Hislop also accused the Clacton MP of resembling President-elect Donald Trump.

He said: “Farage did a couple of interviews this week and in all of them he was just very close to losing it when confronted by reality.

“He’s just pure Trump, isn’t he? He thinks ‘I’ll just call everyone boring, make stuff up.”

And as far back as a decade ago, Farage was once more the butt of many jokes on the panel show.

In one segment in a 2014 episode, Farage, who was then the leader of Ukip, was forced to play a game called “Fruitcake or Loony”, which was seen as an attempt to poke fun at supporters and members of the anti-EU party.

Then-Prime Minister David Cameron had dismissed Ukip as being composed of “fruitcakes, loonies, and closet racists”.

During last week’s episode of Question Time, Farage also slammed the Conservative Party, condemning Kemi Badenoch for the Tories record on immigration control.

The heated exchange occurred during a panel discussion featuring Conservative Minister Kevin Hollinrake, former Home Secretary Jacqui Smith, and ex-No10 spin doctor Alastair Campbell.

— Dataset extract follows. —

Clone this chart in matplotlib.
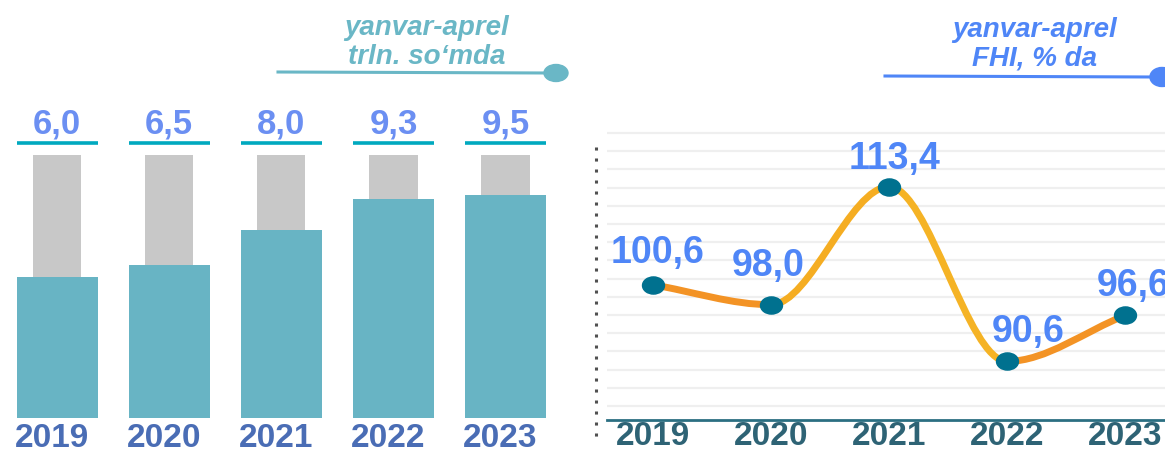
import numpy as np
import matplotlib; matplotlib.use('agg')
import matplotlib.pyplot as plt
from matplotlib.path import Path
from matplotlib.patches import PathPatch, Ellipse

# data
years = ['2019', '2020', '2021', '2022', '2023']
volume = [6.0, 6.5, 8.0, 9.3, 9.5]          # trln. so'mda
volume_labels = ['6,0', '6,5', '8,0', '9,3', '9,5']
volume_bg = 11.2                             # grey background bar height
index = [100.6, 98.0, 113.4, 90.6, 96.6]     # FHI, % da
index_labels = ['100,6', '98,0', '113,4', '90,6', '96,6']

plt.rcParams['font.family'] = ['Liberation Sans', 'DejaVu Sans']

W, H = 1165, 450
fig = plt.figure(figsize=(W / 100, H / 100), dpi=100)

# overlay axes in pixel coords for decorations
deco = fig.add_axes([0, 0, 1, 1])
deco.set_xlim(0, W)
deco.set_ylim(H, 0)
deco.axis('off')

# ---------- left: bars ----------
axl = fig.add_axes([0, 0, 565 / W, 1])
axl.set_facecolor('none')
x = np.arange(len(years))
axl.bar(x, [volume_bg] * len(x), width=0.43, color='#c8c8c8', zorder=1)
axl.bar(x, volume, width=0.72, color='#68b4c4', zorder=2)
for xi, lab in zip(x, volume_labels):
    axl.plot([xi - 0.36, xi + 0.36], [volume_bg + 0.5] * 2, color='#00a9bf',
             lw=2.6, solid_capstyle='butt')
    axl.text(xi, volume_bg + 0.62, lab, ha='center', va='bottom', fontsize=25,
             fontweight='bold', color='#6b8ff2')
    axl.text(xi - 0.05, -29 / 23.5, years[xi], ha='center', va='baseline',
             fontsize=24, fontweight='bold', color='#4a6db5')
axl.set_xlim(-0.51, 4.53)
axl.set_ylim(-32 / 23.5, 418 / 23.5)
axl.axis('off')

# ---------- right: line ----------
axr = fig.add_axes([607 / W, 30 / H, 1 - 607 / W, 420 / H])
axr.set_facecolor('none')
xr = np.arange(len(index))
y = np.array(index, dtype=float)

# monotone cubic (Fritsch-Carlson) tangents, drawn as bezier curves
d = np.diff(y)
m = np.zeros_like(y)
m[0], m[-1] = d[0], d[-1]
for k in range(1, len(y) - 1):
    if d[k - 1] * d[k] > 0:
        m[k] = 2 / (1 / d[k - 1] + 1 / d[k])
seg_colors = ['#f39325', '#f5ad22', '#f5b325', '#f39325']
for k in range(len(y) - 1):
    verts = [(xr[k], y[k]), (xr[k] + 1 / 3, y[k] + m[k] / 3),
             (xr[k + 1] - 1 / 3, y[k + 1] - m[k + 1] / 3), (xr[k + 1], y[k + 1])]
    path = Path(verts, [Path.MOVETO, Path.CURVE4, Path.CURVE4, Path.CURVE4])
    axr.add_patch(PathPatch(path, fill=False, edgecolor=seg_colors[k], lw=5,
                            capstyle='round', zorder=3))

ell = Path.unit_circle()
ell = Path(ell.vertices * np.array([1.0, 0.78]), ell.codes)
axr.scatter(xr, y, marker=ell, s=250, color='#00718f', zorder=4, clip_on=False)

offsets = [(5, 32), (-3, 39), (6, 28), (21, 29), (8, 29)]
for xi, yi, lab, off in zip(xr, y, index_labels, offsets):
    axr.annotate(lab, (xi, yi), xytext=off, textcoords='offset pixels',
                 ha='center', va='center', fontsize=27, fontweight='bold',
                 color='#4f86f7', annotation_clip=False)

axr.set_xlim(-0.39, 4.339)
axr.set_ylim(82.95, 137.78)
axr.set_yticks(np.linspace(84.77, 120.41, 16))
axr.grid(axis='y', color='#efefef', lw=1.6)
axr.set_axisbelow(True)
axr.set_xticks(xr)
axr.set_xticklabels(years, fontsize=24, fontweight='bold', color='#2e6375')
axr.tick_params(axis='x', length=0, pad=1)
axr.tick_params(axis='y', length=0, labelleft=False)
for s in ['top', 'right', 'left']:
    axr.spines[s].set_visible(False)
axr.spines['bottom'].set_color('#2b6f82')
axr.spines['bottom'].set_linewidth(2)

# dotted separator
deco.plot([596, 596], [147, 438], color='#505050', lw=2.2, ls=(0, (1, 2.6)))

# titles
deco.text(427, 28, 'yanvar-aprel', ha='center', va='center', fontsize=20,
          fontweight='bold', style='italic', color='#6ab7c6')
deco.text(427, 57, 'trln. so\u2018mda', ha='center', va='center', fontsize=20,
          fontweight='bold', style='italic', color='#6ab7c6')
deco.plot([278, 550], [72, 73], color='#6ab7c6', lw=2.2)
deco.add_patch(Ellipse((556, 73), 24, 17, color='#6ab7c6'))

deco.text(1035, 30, 'yanvar-aprel', ha='center', va='center', fontsize=20,
          fontweight='bold', style='italic', color='#4f86f7')
deco.text(1035, 59, 'FHI, % da', ha='center', va='center', fontsize=20,
          fontweight='bold', style='italic', color='#4f86f7')
deco.plot([885, 1155], [76, 77], color='#4f86f7', lw=2.2)
deco.add_patch(Ellipse((1162, 77), 24, 19, color='#4f86f7'))

fig.savefig('out.png', dpi=100)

Farage accused the Tories of wilful deception over their repeated promises to reduce net migration numbers.

He said: “How can you as the Conservative party keep a straight face to this audience having promised in 2010, 2015, 2017 that you would reduce net migration to tens of thousands a year, having promised in 2019 substantial reductions and net migration is nearly a million. You have broken your promise time after time and you will never be forgiven for it.

“You have not got a cat’s chance in hell of winning the next general election. Shame on you for what you have done, it was willful deceptive and wrong.”